Janvier 2009. Un communiqué du cabinet royal annonce que le roi Mohammed VI ne participera pas au sommet arabe extraordinaire prévu le même mois au Qatar, pas plus qu’il ne participera au sommet économique de la Ligue arabe, prévu immédiatement après au Koweït. Le communiqué ajoute que cette décision royale s’explique par le fait que «ces réunions tendent à mettre en avant les personnes et à reléguer au second plan les vrais problèmes», alors que la situation dans le monde arabe est «affligeante et a atteint un stade de dégradation sans précédent dans l’histoire de l’action arabe commune».
Février 2016. Sur instructions royales, le ministre des Affaires étrangères de l’époque, Salaheddine Mezouar, informe le secrétaire général de la Ligue arabe que le Maroc se désiste de l’organisation du sommet arabe, prévu auparavant à Marrakech les 6 et 7 avril 2016. Un communiqué du MAEC précisera que «les conditions objectives pour garantir le succès d'un sommet arabe ne sont pas réunies» et que «le Maroc ne veut pas que ce sommet se tienne sur son sol sans apporter, pour autant, une valeur ajoutée dans le sillage de la défense de la première cause des Arabes et des musulmans, à savoir la question palestinienne…».
Fidèle à son refus constant de contribuer à l’inefficacité de la prétendue action commune arabe, le Maroc n’est plus représenté au plus haut niveau aux sommets de la Ligue arabe depuis plusieurs années.
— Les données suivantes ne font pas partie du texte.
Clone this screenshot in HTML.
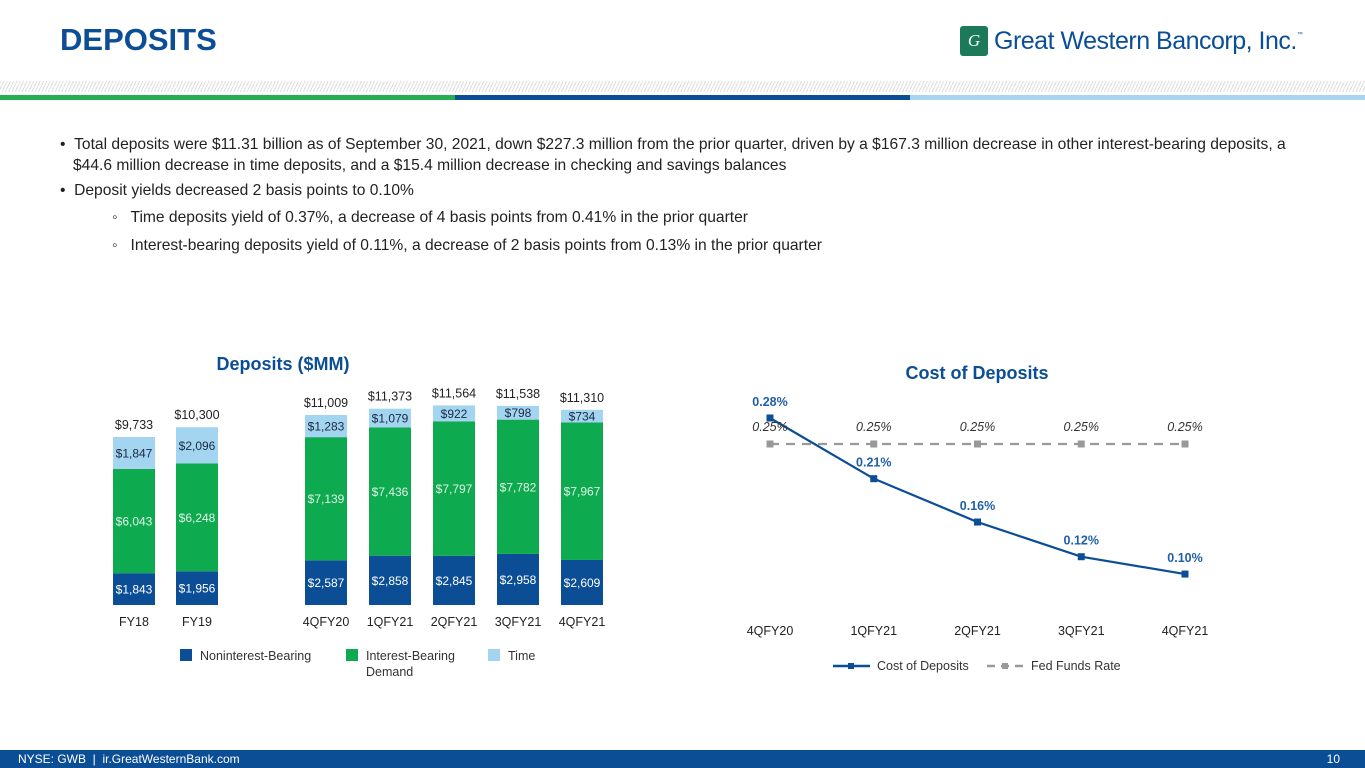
<!DOCTYPE html>
<html><head><meta charset="utf-8">
<style>
body{margin:0;width:1365px;height:768px;position:relative;background:#fff;font-family:"Liberation Sans",sans-serif;overflow:hidden}
.abs{position:absolute}
.title{left:60px;top:22px;font-size:31px;font-weight:bold;color:#0b4e96;letter-spacing:0px}
.bul{font-size:15.6px;color:#222;line-height:21px;white-space:nowrap}
</style></head><body>
<div class="abs title">DEPOSITS</div>
<div class="abs" style="left:960px;top:26px;display:flex;align-items:center">
  <div style="width:28px;height:30px;background:#1c7a5a;border-radius:3px;color:#fff;font-style:italic;font-size:17px;text-align:center;line-height:30px;font-family:'Liberation Serif',serif">G</div>
  <span style="margin-left:6px;font-size:25px;color:#0b4e96;font-family:'Liberation Sans Narrow','Liberation Sans',sans-serif;letter-spacing:-0.5px">Great Western Bancorp, Inc.</span><span style="font-size:6px;color:#0b4e96;margin-top:-12px">™</span>
</div>
<div class="abs" style="left:0;top:81px;width:1365px;height:11px;background:repeating-linear-gradient(115deg,#ddd 0 1px,#fff 1px 3px)"></div>
<div class="abs" style="left:0;top:95px;width:1365px;height:5px;background:linear-gradient(90deg,#27ae53 0 455px,#0b4e96 455px 910px,#a6d4f2 910px)"></div>

<div class="abs bul" style="left:60px;top:134px">• &nbsp;Total deposits were $11.31 billion as of September 30, 2021, down $227.3 million from the prior quarter, driven by a $167.3 million decrease in other interest-bearing deposits, a<br>&nbsp;&nbsp;&nbsp;$44.6 million decrease in time deposits, and a $15.4 million decrease in checking and savings balances</div>
<div class="abs bul" style="left:60px;top:180px">• &nbsp;Deposit yields decreased 2 basis points to 0.10%</div>
<div class="abs bul" style="left:112px;top:207px">◦ &nbsp;&nbsp;Time deposits yield of 0.37%, a decrease of 4 basis points from 0.41% in the prior quarter</div>
<div class="abs bul" style="left:112px;top:235px">◦ &nbsp;&nbsp;Interest-bearing deposits yield of 0.11%, a decrease of 2 basis points from 0.13% in the prior quarter</div>

<svg class="abs" style="left:0;top:0" width="1365" height="768" id="charts">
<text x="283" y="370" text-anchor="middle" font-size="18" font-weight="bold" fill="#0b4e96">Deposits ($MM)</text>
<text x="977" y="379" text-anchor="middle" font-size="18" font-weight="bold" fill="#0b4e96">Cost of Deposits</text>
<g id="bars"></g><g id="lines"></g>
<g font-size="12.5" fill="#333">
<rect x="180" y="649" width="12" height="12" fill="#0b4e96"/><text x="200" y="660">Noninterest-Bearing</text>
<rect x="346" y="649" width="12" height="12" fill="#0eaa50"/><text x="366" y="660">Interest-Bearing</text><text x="366" y="676">Demand</text>
<rect x="488" y="649" width="12" height="12" fill="#a3d4f0"/><text x="508" y="660">Time</text>
</g>
<g font-size="12.5" fill="#333">
<line x1="833" y1="666" x2="870" y2="666" stroke="#0b4e96" stroke-width="2.5"/><rect x="848" y="663" width="6" height="6" fill="#0b4e96"/><text x="877" y="670">Cost of Deposits</text>
<line x1="987" y1="666" x2="1024" y2="666" stroke="#999" stroke-width="2.5" stroke-dasharray="8,6"/><rect x="1002" y="663" width="6" height="6" fill="#999"/><text x="1031" y="670">Fed Funds Rate</text>
</g>
</svg>

<div class="abs" style="left:0;top:750px;width:1365px;height:18px;background:#0b4e96;color:#fff;font-size:12px;line-height:18px">
<span style="margin-left:18px">NYSE: GWB &nbsp;|&nbsp; ir.GreatWesternBank.com</span><span style="position:absolute;right:25px">10</span></div>

<script>
const barCats=["FY18","FY19","4QFY20","1QFY21","2QFY21","3QFY21","4QFY21"];
const nonInterest=[1843,1956,2587,2858,2845,2958,2609];
const interestDemand=[6043,6248,7139,7436,7797,7782,7967];
const timeDep=[1847,2096,1283,1079,922,798,734];
const totals=[9733,10300,11009,11373,11564,11538,11310];
const lineCats=["4QFY20","1QFY21","2QFY21","3QFY21","4QFY21"];
const costDeposits=[0.28,0.21,0.16,0.12,0.10];
const fedFunds=[0.25,0.25,0.25,0.25,0.25];

const NS="http://www.w3.org/2000/svg";
function mk(tag,attrs,parent,txt){const e=document.createElementNS(NS,tag);for(const k in attrs)e.setAttribute(k,attrs[k]);if(txt!==undefined)e.textContent=txt;parent.appendChild(e);return e;}
const fmt=v=>"$"+v.toLocaleString("en-US");
const bx=i=>i<2?134+i*63:326+(i-2)*64;
const byScale=v=>v*0.01726;
const base=605;
const bars=document.getElementById("bars");
barCats.forEach((c,i)=>{
  const x=bx(i)-21;let y=base;
  const segs=[[nonInterest[i],"#0b4e96","#fff","noninterest"],[interestDemand[i],"#0eaa50","#dff5e5","interest-demand"],[timeDep[i],"#a3d4f0","#1a2a44","time"]];
  segs.forEach(s=>{
    const h=byScale(s[0]);y-=h;
    const r=mk("rect",{x:x,y:y,width:42,height:h,fill:s[1]},bars);
    
    
    const t=mk("text",{x:bx(i),y:y+h/2+4.5,"text-anchor":"middle","font-size":"12",fill:s[2]},bars,fmt(s[0]));
    
    
  });
  const tt=mk("text",{x:bx(i),y:base-byScale(totals[i])-8,"text-anchor":"middle","font-size":"12.5",fill:"#222"},bars,fmt(totals[i]));
  
  
  const xl=mk("text",{x:bx(i),y:626,"text-anchor":"middle","font-size":"12.5",fill:"#222"},bars,c);
  
  
});
const lx=i=>770+i*103.75;
const ly=v=>418+(0.28-v)*867;
const lines=document.getElementById("lines");
const fp=fedFunds.map((v,i)=>lx(i)+","+ly(v)).join(" ");
const fl=mk("polyline",{points:fp,fill:"none",stroke:"#999","stroke-width":"2.2","stroke-dasharray":"9,7"},lines);


const cp=costDeposits.map((v,i)=>lx(i)+","+ly(v)).join(" ");
const cl=mk("polyline",{points:cp,fill:"none",stroke:"#0b4e96","stroke-width":"2.2"},lines);


lineCats.forEach((c,i)=>{
  const fm=mk("rect",{x:lx(i)-3.5,y:ly(fedFunds[i])-3.5,width:7,height:7,fill:"#999"},lines);
  
  
  const ft=mk("text",{x:lx(i),y:ly(fedFunds[i])-13,"text-anchor":"middle","font-size":"12.5","font-style":"italic",fill:"#333"},lines,fedFunds[i].toFixed(2)+"%");
  
  
  const cm=mk("rect",{x:lx(i)-3.5,y:ly(costDeposits[i])-3.5,width:7,height:7,fill:"#0b4e96"},lines);
  
  
  const ct=mk("text",{x:lx(i),y:ly(costDeposits[i])-12,"text-anchor":"middle","font-size":"12.5","font-weight":"bold",fill:"#1f5fa8"},lines,costDeposits[i].toFixed(2)+"%");
  
  
  const xl=mk("text",{x:lx(i),y:635,"text-anchor":"middle","font-size":"12.5",fill:"#222"},lines,c);
  
  
});
</script>
</body></html>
Comme l’explique l’éditorial du quotidien Al Akhbar, dans son édition de ce mardi 2 avril, le roi Mohammed VI avait parfaitement raison de bouder le 30e sommet arabe réuni à Tunis le week-end dernier, sommet qui n’a pas dérogé à la règle d’un véritable «dialogue des sourds».
En effet, ce sommet a été une nouvelle fois marqué par le même rituel des discours soporifiques, dans un «festival politique», où l’action concrète, l’efficacité et l’unité des rangs, prônées par Mohammed VI, sont le dernier souci de ses pairs arabes.
Tous les sommets arabes qui se sont succédé ne sont en fait qu’un chapelet d’échecs à répétition, écrit Al Akhbar. Echec dans la recherche d’une solution durable et définitive à la cause palestinienne. Echec dans la résolution de conflits interarabes plus récents au Yémen, en Syrie, en Libye, au Golfe. Echec dans la construction d’un marché commun arabe. Echec dans la mise en œuvre d’une stratégie arabe unique de lutte contre le terrorisme. Echec dans le respect de la souveraineté et de l’intégrité territoriale des Etats membres de la Ligue arabe… Et ce ne sont pas les communiqués finaux de ces sommets, qui ressassent la même terminologie en tentant de cacher les fortes divisions internes, qui diront le contraire.
Al Akhbar rappelle que le roi Mohammed VI a même réitéré sa colère contre ce genre de sommets inutiles, lors du discours lu en son nom devant le sommet arabe de Nouakchott en juillet 2016, en les comparant à la froideur du «feu d’Abraham, qui ne brûle pas». Et de conclure que Mohammed VI reste fidèle à lui-même, à sa méthode de gouvernance, à sa conception des relations internationales en refusant d’assister à ces sommets, «dominés par les sourires jaunes de ceux-là mêmes qui y sont venus pour poignarder leurs frères dans le dos».